Ende naer dien sij op alles naer behooren geantwoordt
hadden***, sijn hun hare geboden verwilliget.
li-marge:
Heinrick Jans****
De vader heeft Jan
Thomassz[en] sijn
consent v[er]claert
[getekend: H.[merkteken]I.*****]
[getekend: Waeinten Jacops]
Toelichting: voor 1604 zijn de ondertrouwinschrijvingen in Amsterdam volledig handgeschreven. Als gegevens hetzelfde waren als in de inschrijving daarvoor werd daarom (om schrijfwerk te besparen) regelmatig verwezen naar de voorafgaande akten op dezelfde of voorgaande bladzijde. Vanaf 1604 werden de teksten die bij elke inschrijving gebruikt werden standaard voorgedrukt, zodat alleen de persoonlijke gegevens van de aanstaande bruid en bruidegom nog hoefden worden ingevuld.
* = dit betreft dus verwijzingen naar de gegevens zoals die voorkwamen in een voorafgaande akte op deze of een eerdere bladzijde.
** = in de Republiek der Nederlanden destijds waren mannen tot 25 jaar en vrouwen tot 20 jaar die voor de eerste keer trouwden waren minderjarig en moesten dus toestemming van hun ouders hebben; de Amsterdamse stedelijke overheid vroeg overigens doorgaans bij iedereen onder de 30 om een verklaring van ouderlijke toestemming. Dat kon schriftelijk, maar vaak verscheen een van de ouders in persoon bij de ondertrowuisnchrijving om deze toestemming duidelijk te maken.

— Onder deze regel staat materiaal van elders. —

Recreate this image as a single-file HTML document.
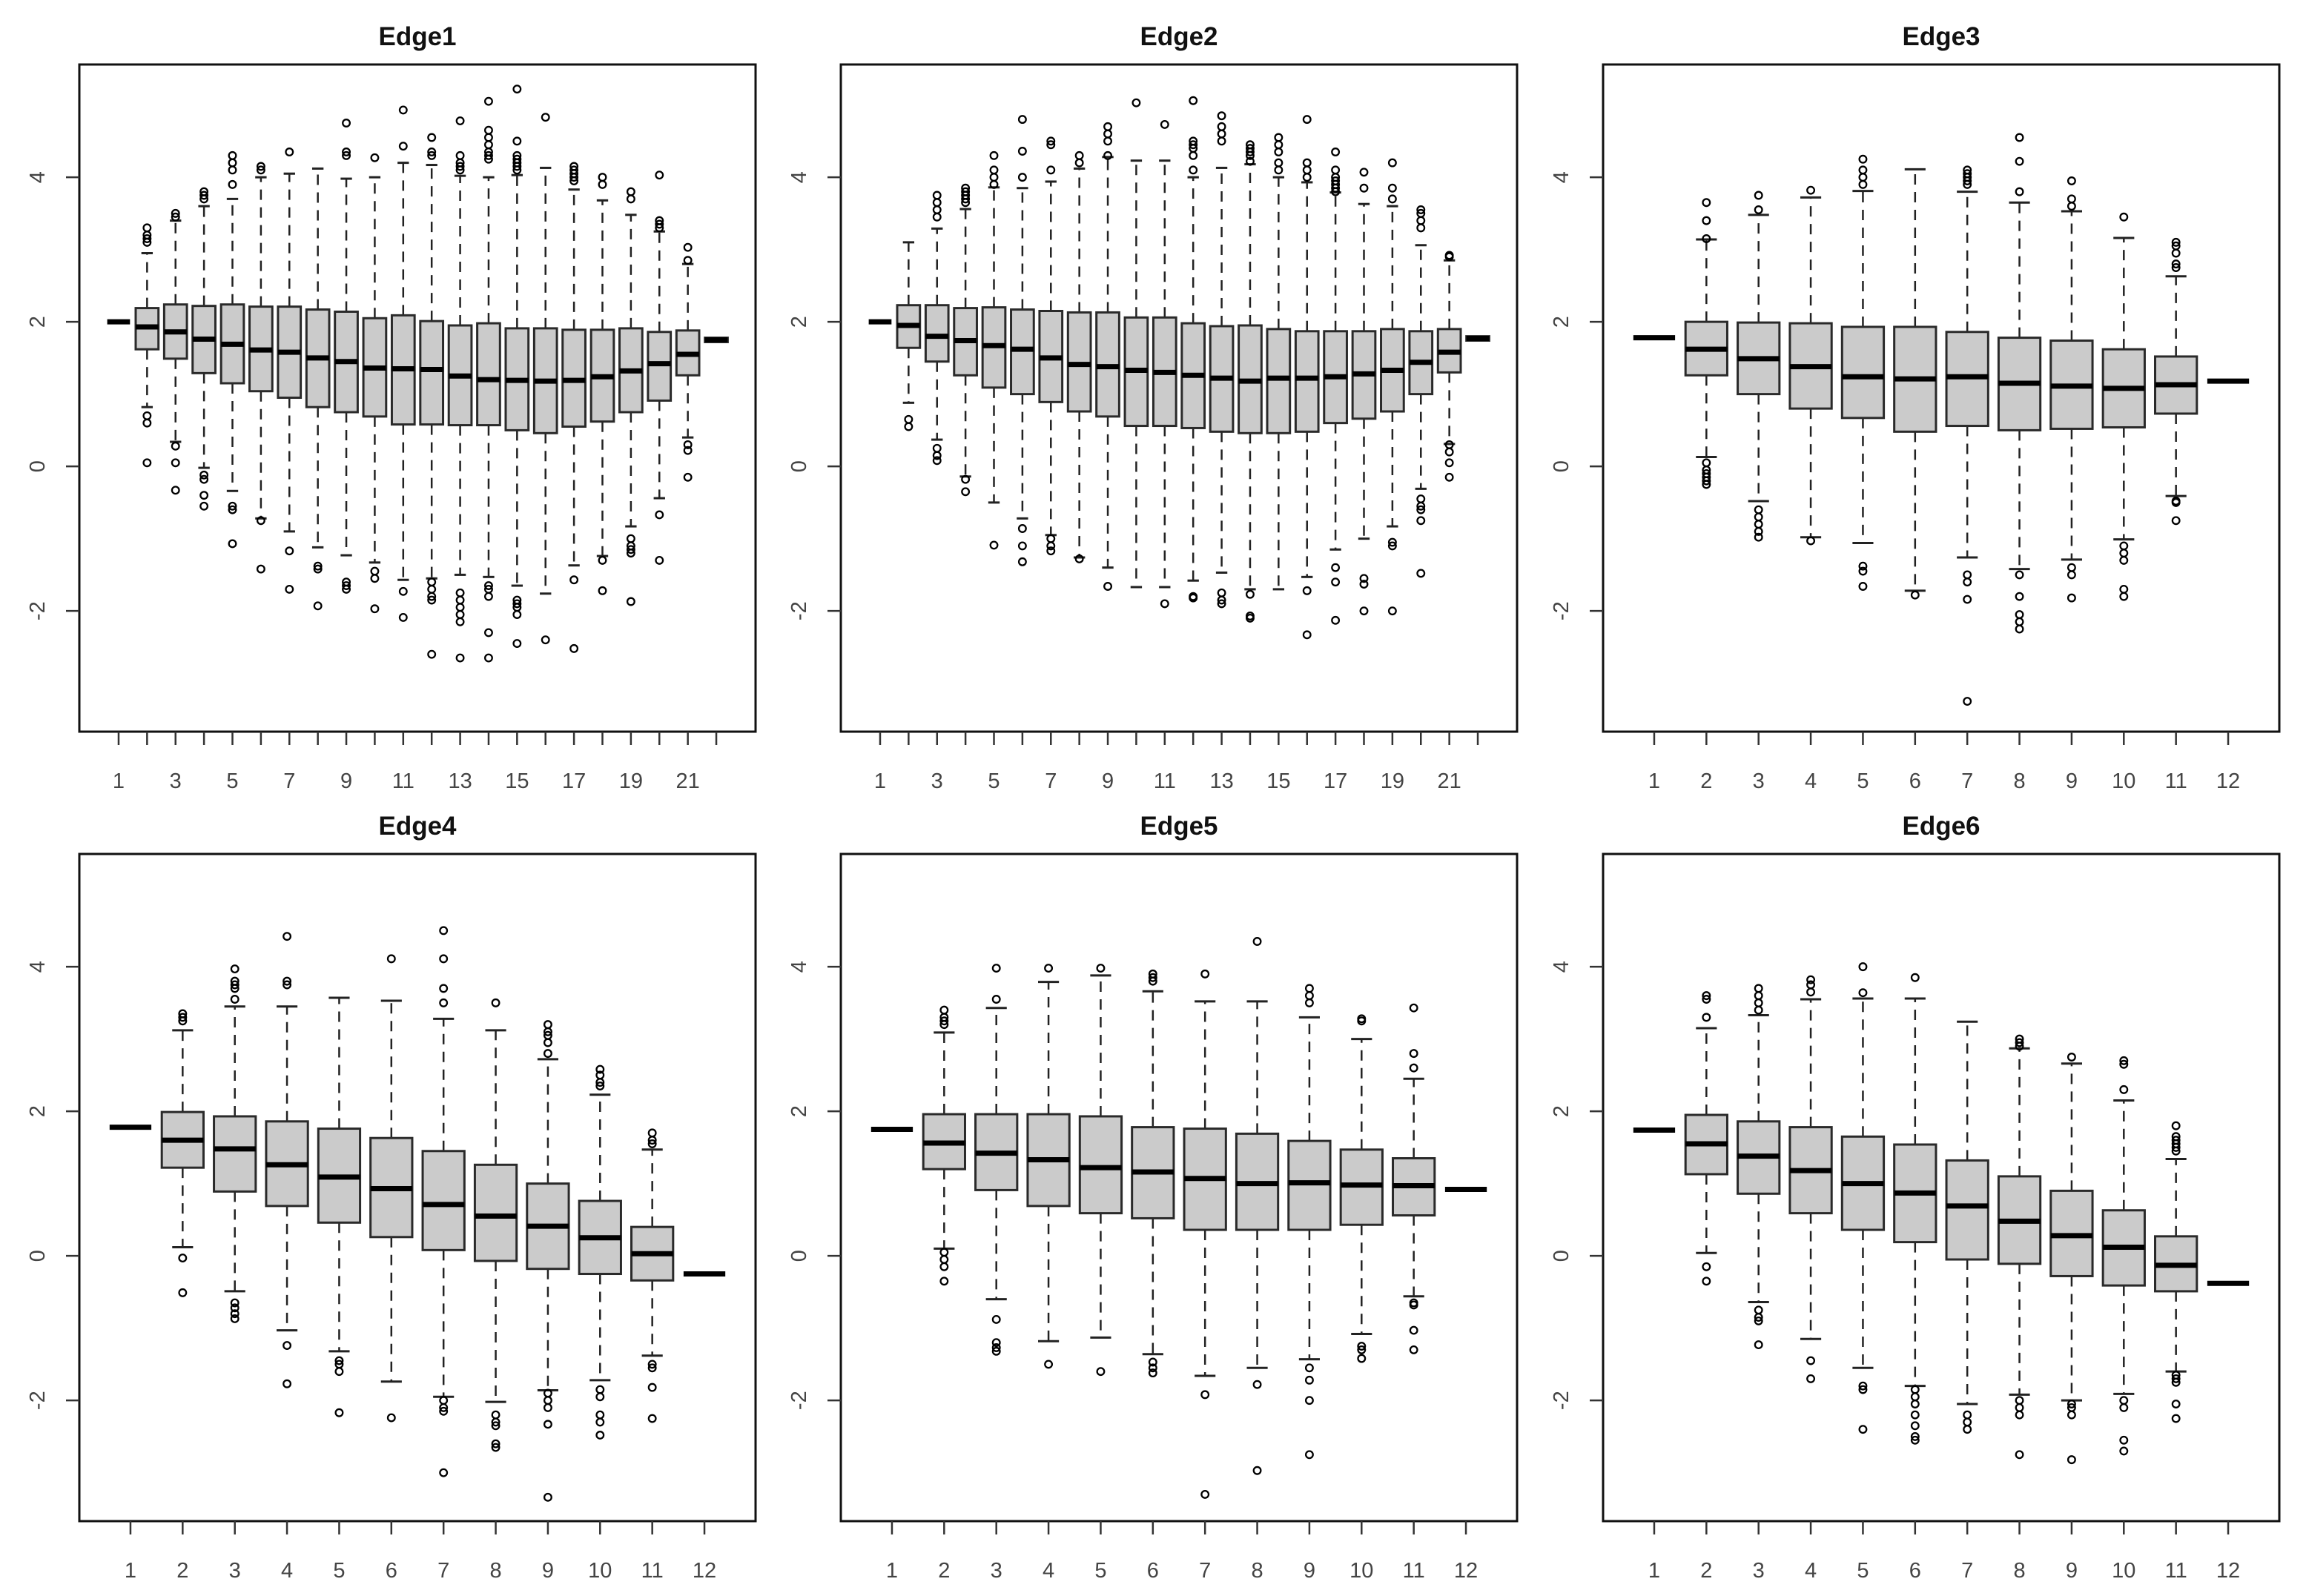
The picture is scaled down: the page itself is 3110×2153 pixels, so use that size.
<!DOCTYPE html>
<html><head><meta charset="utf-8"><style>
html,body{margin:0;padding:0;background:#fff;}
svg{display:block;}
text{font-family:"Liberation Sans",sans-serif;}
</style></head>
<body>
<svg id="chart" width="3110" height="2153" viewBox="0 0 3110 2153" xmlns="http://www.w3.org/2000/svg"></svg>
<script>
// ---- Data (one set of small arrays per panel) ----
const yTicks = [-2, 0, 2, 4];
const yMin = -3.67, yMax = 5.56;

const e1Med = [2.0,1.93,1.86,1.76,1.69,1.61,1.58,1.5,1.45,1.36,1.35,1.34,1.25,1.2,1.19,1.18,1.19,1.24,1.32,1.42,1.55,1.75];
const e1Q1  = [2.0,1.62,1.49,1.29,1.15,1.04,0.95,0.82,0.75,0.69,0.58,0.58,0.57,0.57,0.5,0.46,0.55,0.62,0.75,0.91,1.26,1.72];
const e1Q3  = [2.0,2.19,2.24,2.22,2.24,2.21,2.21,2.17,2.14,2.05,2.09,2.01,1.95,1.98,1.91,1.91,1.89,1.89,1.91,1.86,1.88,1.78];
const e1Lo  = [2.0,0.82,0.34,-0.02,-0.34,-0.72,-0.9,-1.12,-1.23,-1.33,-1.57,-1.55,-1.5,-1.53,-1.65,-1.76,-1.37,-1.24,-0.83,-0.44,0.4,1.72];
const e1Hi  = [2.0,2.95,3.4,3.6,3.7,4.0,4.05,4.12,3.98,4.0,4.2,4.17,4.02,4.0,4.03,4.13,3.83,3.68,3.48,3.25,2.8,1.78];
const e1Out = [[],[3.1,3.15,3.2,3.3,0.6,0.7,0.05],[3.5,3.45,0.28,0.05,-0.33],[3.7,3.75,3.8,-0.12,-0.18,-0.4,-0.55],[3.9,4.1,4.2,4.3,-0.55,-0.6,-1.07],[4.1,4.15,-0.75,-1.42],[4.35,-1.17,-1.7],[-1.38,-1.42,-1.93],[4.3,4.35,4.75,-1.6,-1.65,-1.7],[4.27,-1.45,-1.55,-1.97],[4.43,4.93,-1.73,-2.09],[4.3,4.35,4.55,-1.6,-1.7,-1.8,-1.85,-2.6],[4.1,4.15,4.2,4.3,4.78,-1.75,-1.85,-1.95,-2.05,-2.15,-2.65],[4.25,4.3,4.35,4.45,4.55,4.65,5.05,-1.65,-1.7,-1.8,-2.3,-2.65],[4.1,4.15,4.2,4.25,4.3,4.5,5.22,-1.85,-1.9,-1.95,-2.05,-2.45],[4.83,-2.4],[3.95,4.0,4.05,4.1,4.15,-1.57,-2.52],[3.9,4.0,-1.3,-1.72],[3.7,3.8,-1.0,-1.1,-1.15,-1.2,-1.87],[3.3,3.35,3.4,4.03,-0.67,-1.3],[2.85,3.03,0.3,0.22,-0.15],[]];

const e2Med = [2.0,1.95,1.8,1.74,1.67,1.62,1.5,1.41,1.38,1.33,1.3,1.26,1.22,1.18,1.22,1.22,1.24,1.28,1.33,1.44,1.58,1.77];
const e2Q1  = [2.0,1.64,1.45,1.26,1.09,1.0,0.89,0.76,0.69,0.56,0.56,0.53,0.48,0.46,0.46,0.48,0.6,0.66,0.76,1.0,1.3,1.74];
const e2Q3  = [2.0,2.23,2.23,2.19,2.2,2.17,2.15,2.13,2.13,2.06,2.06,1.98,1.94,1.95,1.9,1.87,1.87,1.87,1.9,1.87,1.9,1.8];
const e2Lo  = [2.0,0.88,0.37,-0.14,-0.5,-0.72,-0.95,-1.26,-1.4,-1.67,-1.67,-1.58,-1.47,-1.7,-1.7,-1.53,-1.15,-1.0,-0.83,-0.31,0.31,1.74];
const e2Hi  = [2.0,3.1,3.29,3.56,3.86,3.85,3.94,4.12,4.28,4.23,4.23,4.0,4.13,4.18,4.0,3.93,3.79,3.63,3.6,3.06,2.85,1.8];
const e2Out = [[],[0.65,0.55],[3.45,3.55,3.65,3.75,0.25,0.15,0.08],[3.65,3.7,3.75,3.8,3.85,-0.18,-0.35],[3.9,4.0,4.1,4.3,-1.09],[4.0,4.36,4.8,-0.86,-1.1,-1.32],[4.1,4.45,4.5,-1.0,-1.1,-1.17],[4.2,4.3,-1.28],[4.3,4.5,4.6,4.7,-1.66],[5.03],[4.73,-1.9],[4.1,4.3,4.4,4.45,4.5,5.06,-1.8,-1.82],[4.5,4.6,4.7,4.85,-1.75,-1.85,-1.9],[4.22,4.3,4.35,4.4,4.45,-1.77,-2.07,-2.1],[4.1,4.2,4.35,4.45,4.55],[4.0,4.1,4.2,4.8,-1.72,-2.33],[3.8,3.85,3.9,3.95,4.0,4.1,4.35,-1.4,-1.6,-2.13],[3.85,4.07,-1.55,-1.63,-2.0],[3.7,3.85,4.2,-1.05,-1.1,-2.0],[3.3,3.4,3.5,3.55,-0.45,-0.55,-0.6,-0.75,-1.48],[2.9,2.92,0.3,0.2,0.05,-0.15],[]];

const e3Med = [1.78,1.62,1.49,1.38,1.24,1.21,1.24,1.15,1.11,1.08,1.13,1.18];
const e3Q1  = [1.78,1.26,1.0,0.8,0.67,0.48,0.56,0.5,0.52,0.54,0.73,1.16];
const e3Q3  = [1.78,2.0,1.99,1.98,1.93,1.93,1.86,1.78,1.74,1.62,1.52,1.2];
const e3Lo  = [1.78,0.13,-0.48,-0.98,-1.06,-1.72,-1.26,-1.42,-1.29,-1.01,-0.41,1.16];
const e3Hi  = [1.78,3.14,3.48,3.72,3.81,4.11,3.8,3.65,3.53,3.16,2.63,1.2];
const e3Out = [[],[3.15,3.4,3.65,0.05,-0.05,-0.1,-0.15,-0.2,-0.25],[3.55,3.75,-0.6,-0.7,-0.8,-0.9,-0.98],[3.82,-1.03],[3.9,4.0,4.1,4.25,-1.38,-1.45,-1.66],[-1.78],[3.9,3.95,4.0,4.05,4.1,-1.5,-1.6,-1.84,-3.25],[3.8,4.22,4.55,-1.5,-1.8,-2.05,-2.15,-2.25],[3.6,3.7,3.95,-1.4,-1.5,-1.82],[3.45,-1.1,-1.2,-1.3,-1.7,-1.8],[2.75,2.8,2.95,3.05,3.1,-0.48,-0.5,-0.75],[]];

const e4Med = [1.78,1.6,1.48,1.26,1.09,0.93,0.71,0.55,0.41,0.25,0.03,-0.25];
const e4Q1  = [1.78,1.22,0.89,0.69,0.46,0.26,0.08,-0.07,-0.18,-0.25,-0.34,-0.27];
const e4Q3  = [1.78,1.99,1.93,1.86,1.76,1.63,1.45,1.26,1.0,0.76,0.4,-0.23];
const e4Lo  = [1.78,0.12,-0.49,-1.03,-1.32,-1.74,-1.95,-2.02,-1.86,-1.72,-1.38,-0.27];
const e4Hi  = [1.78,3.12,3.45,3.45,3.57,3.53,3.28,3.12,2.72,2.23,1.47,-0.23];
const e4Out = [[],[3.25,3.3,3.35,-0.03,-0.51],[3.55,3.7,3.75,3.8,3.97,-0.65,-0.72,-0.8,-0.87],[3.75,3.8,4.42,-1.24,-1.77],[-1.45,-1.5,-1.6,-2.17],[4.11,-2.24],[3.5,3.7,4.11,4.5,-2.0,-2.1,-2.15,-3.0],[3.5,-2.2,-2.3,-2.35,-2.6,-2.65],[2.8,2.95,3.05,3.1,3.2,-1.9,-2.0,-2.1,-2.33,-3.34],[2.35,2.4,2.5,2.58,-1.85,-1.95,-2.2,-2.3,-2.48],[1.55,1.6,1.7,-1.5,-1.55,-1.82,-2.25],[]];

const e5Med = [1.75,1.56,1.42,1.33,1.22,1.16,1.07,1.0,1.01,0.98,0.97,0.92];
const e5Q1  = [1.75,1.2,0.91,0.69,0.59,0.52,0.36,0.36,0.36,0.43,0.56,0.9];
const e5Q3  = [1.75,1.96,1.96,1.96,1.93,1.78,1.76,1.69,1.59,1.47,1.35,0.94];
const e5Lo  = [1.75,0.1,-0.6,-1.18,-1.13,-1.36,-1.66,-1.55,-1.43,-1.08,-0.56,0.9];
const e5Hi  = [1.75,3.09,3.43,3.79,3.88,3.66,3.52,3.52,3.3,3.0,2.45,0.94];
const e5Out = [[],[3.2,3.25,3.3,3.4,0.05,-0.05,-0.15,-0.35],[3.55,3.98,-0.88,-1.2,-1.27,-1.32],[3.98,-1.5],[3.98,-1.6],[3.8,3.85,3.9,-1.47,-1.55,-1.62],[3.9,-1.92,-3.3],[4.35,-1.78,-2.97],[3.5,3.6,3.7,-1.55,-1.72,-2.0,-2.75],[3.25,3.28,-1.25,-1.3,-1.42],[2.6,2.8,3.43,-0.65,-0.68,-1.03,-1.3],[]];

const e6Med = [1.74,1.55,1.38,1.18,1.0,0.87,0.69,0.48,0.28,0.12,-0.13,-0.38];
const e6Q1  = [1.74,1.13,0.86,0.59,0.36,0.19,-0.05,-0.11,-0.28,-0.41,-0.49,-0.4];
const e6Q3  = [1.74,1.95,1.86,1.78,1.65,1.54,1.32,1.1,0.9,0.63,0.27,-0.36];
const e6Lo  = [1.74,0.04,-0.64,-1.15,-1.55,-1.8,-2.05,-1.92,-2.0,-1.91,-1.6,-0.4];
const e6Hi  = [1.74,3.15,3.33,3.55,3.56,3.56,3.24,2.87,2.66,2.15,1.34,-0.36];
const e6Out = [[],[3.3,3.55,3.6,-0.15,-0.35],[3.4,3.5,3.6,3.7,-0.75,-0.85,-0.9,-1.23],[3.65,3.75,3.82,-1.45,-1.7],[3.64,4.0,-1.8,-1.85,-2.4],[3.85,-1.85,-1.95,-2.05,-2.2,-2.35,-2.5,-2.55],[-2.2,-2.3,-2.4],[2.9,2.95,3.0,-2.0,-2.1,-2.2,-2.75],[2.75,-2.05,-2.1,-2.2,-2.82],[2.3,2.65,2.7,-2.0,-2.1,-2.55,-2.7],[1.45,1.5,1.55,1.6,1.65,1.8,-1.65,-1.7,-1.75,-2.05,-2.25],[]];

const titles = ["Edge1","Edge2","Edge3","Edge4","Edge5","Edge6"];

// ---- Rendering ----
const NS = "http://www.w3.org/2000/svg";
const svg = document.getElementById("chart");
function mk(tag, attrs, parent){
  const el = document.createElementNS(NS, tag);
  for (const k in attrs) el.setAttribute(k, attrs[k]);
  (parent||svg).appendChild(el);
  return el;
}
const panels = [
  {left:107, top:87, med:e1Med,q1:e1Q1,q3:e1Q3,lo:e1Lo,hi:e1Hi,out:e1Out},
  {left:1134,top:87, med:e2Med,q1:e2Q1,q3:e2Q3,lo:e2Lo,hi:e2Hi,out:e2Out},
  {left:2162,top:87, med:e3Med,q1:e3Q1,q3:e3Q3,lo:e3Lo,hi:e3Hi,out:e3Out},
  {left:107, top:1152,med:e4Med,q1:e4Q1,q3:e4Q3,lo:e4Lo,hi:e4Hi,out:e4Out},
  {left:1134,top:1152,med:e5Med,q1:e5Q1,q3:e5Q3,lo:e5Lo,hi:e5Hi,out:e5Out},
  {left:2162,top:1152,med:e6Med,q1:e6Q1,q3:e6Q3,lo:e6Lo,hi:e6Hi,out:e6Out}
];
const W = 912, H = 900;
panels.forEach((p, pi) => {
  const n = p.med.length;
  const x0 = 0.5 - 0.04*n, x1 = n + 0.5 + 0.04*n;
  const xs = v => p.left + (v - x0) / (x1 - x0) * W;
  const ys = v => p.top + (yMax - v) / (yMax - yMin) * H;
  const unit = W / (x1 - x0);
  const g = mk("g", {});
  
  

  const t = mk("text", {x: p.left + W/2, y: p.top - 26, "text-anchor":"middle", "font-size":"35", "font-weight":"bold", fill:"#111"}, g);
  t.textContent = titles[pi];
  
  

  for (let i = 0; i < n; i++) {
    const cx = xs(i+1);
    const med = p.med[i], q1 = p.q1[i], q3 = p.q3[i], lo = p.lo[i], hi = p.hi[i];
    const bw = unit*0.8, sw = bw/2;
    const bg = mk("g", {}, g);
    
    
    const dash = {stroke:"#222", "stroke-width":"2.5", "stroke-dasharray":"14 10"};
    if (hi > q3) {
      mk("line", Object.assign({x1:cx, x2:cx, y1:ys(q3), y2:ys(hi)}, dash), bg);
      mk("line", {x1:cx-sw/2, x2:cx+sw/2, y1:ys(hi), y2:ys(hi), stroke:"#222","stroke-width":"3"}, bg);
    }
    if (lo < q1) {
      mk("line", Object.assign({x1:cx, x2:cx, y1:ys(q1), y2:ys(lo)}, dash), bg);
      mk("line", {x1:cx-sw/2, x2:cx+sw/2, y1:ys(lo), y2:ys(lo), stroke:"#222","stroke-width":"3"}, bg);
    }
    if (q3 > q1 + 0.05) {
      const r = mk("rect", {x:cx-bw/2, y:ys(q3), width:bw, height:ys(q1)-ys(q3), fill:"#cbcbcb", stroke:"#2a2a2a", "stroke-width":"3"}, bg);
      
      
    }
    const m = mk("line", {x1:cx-bw/2, x2:cx+bw/2, y1:ys(med), y2:ys(med), stroke:"#000", "stroke-width":"7"}, bg);
    
    
    p.out[i].forEach(v => {
      const c = mk("circle", {cx:cx, cy:ys(v), r:4.8, fill:"none", stroke:"#000", "stroke-width":"2.3"}, bg);
      
      
    });
  }

  const fr = mk("rect", {x:p.left, y:p.top, width:W, height:H, fill:"none", stroke:"#111", "stroke-width":"3"}, g);
  
  

  yTicks.forEach(v => {
    mk("line", {x1:p.left-18, x2:p.left, y1:ys(v), y2:ys(v), stroke:"#333", "stroke-width":"2.5"}, g);
    const lx = p.left - 47, ly = ys(v);
    const yl = mk("text", {x:lx, y:ly, "text-anchor":"middle", "font-size":"29", fill:"#444", transform:`rotate(-90 ${lx} ${ly})`}, g);
    yl.textContent = String(v);
    
    
  });

  for (let i = 1; i <= n; i++) {
    mk("line", {x1:xs(i), x2:xs(i), y1:p.top+H, y2:p.top+H+18, stroke:"#333", "stroke-width":"2.5"}, g);
    if (n > 12 && i % 2 === 0) continue;
    const xl = mk("text", {x:xs(i), y:p.top+H+76, "text-anchor":"middle", "font-size":"29", fill:"#444"}, g);
    xl.textContent = String(i);
    
    
  }
});
</script>
</body></html>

Opvallend in dit geval is dat de bruid naast de toestemming in persoon ook gevraagd word om de toestemming van haar vader, terwijl de nog minderjarige aanstaande bruidegom geen bewijs van ouderlijke toestemming werd gevraagd; mogelijk gingen de commissarissen van Huwelijkse Zaken er van uit dat dit voor iemand uit Antwerpen niet te regelen viel, aangezien de stad destijds in vijandelijk Spaans gebied lag.
*** = de vragen die gesteld werden, waren: a) of zij het huwelijk uit vrije wil aangingen, b) of zij vrij waren van eventuele trouwbeloften aan anderen en c) of zij niet vielen onder de verboden graden van verwantschap, waarbinnen alleen getrouwd mocht worden met ontheffing (dispensatie).
**** = deze notitie was puur administratief, zodat de klerk van dienst bij naslag snel de juiste inschrijving kon vinden
***** = de ondertekenoing is niet H.T., maar H.I.; de letters I en J zijn in dit handschrift uitwisselbaar. Het merkteken dat sommigen bij de ondertekening gebruikten kwam soms ook voor op de deuren van hun huis als een soort herkenningsteken.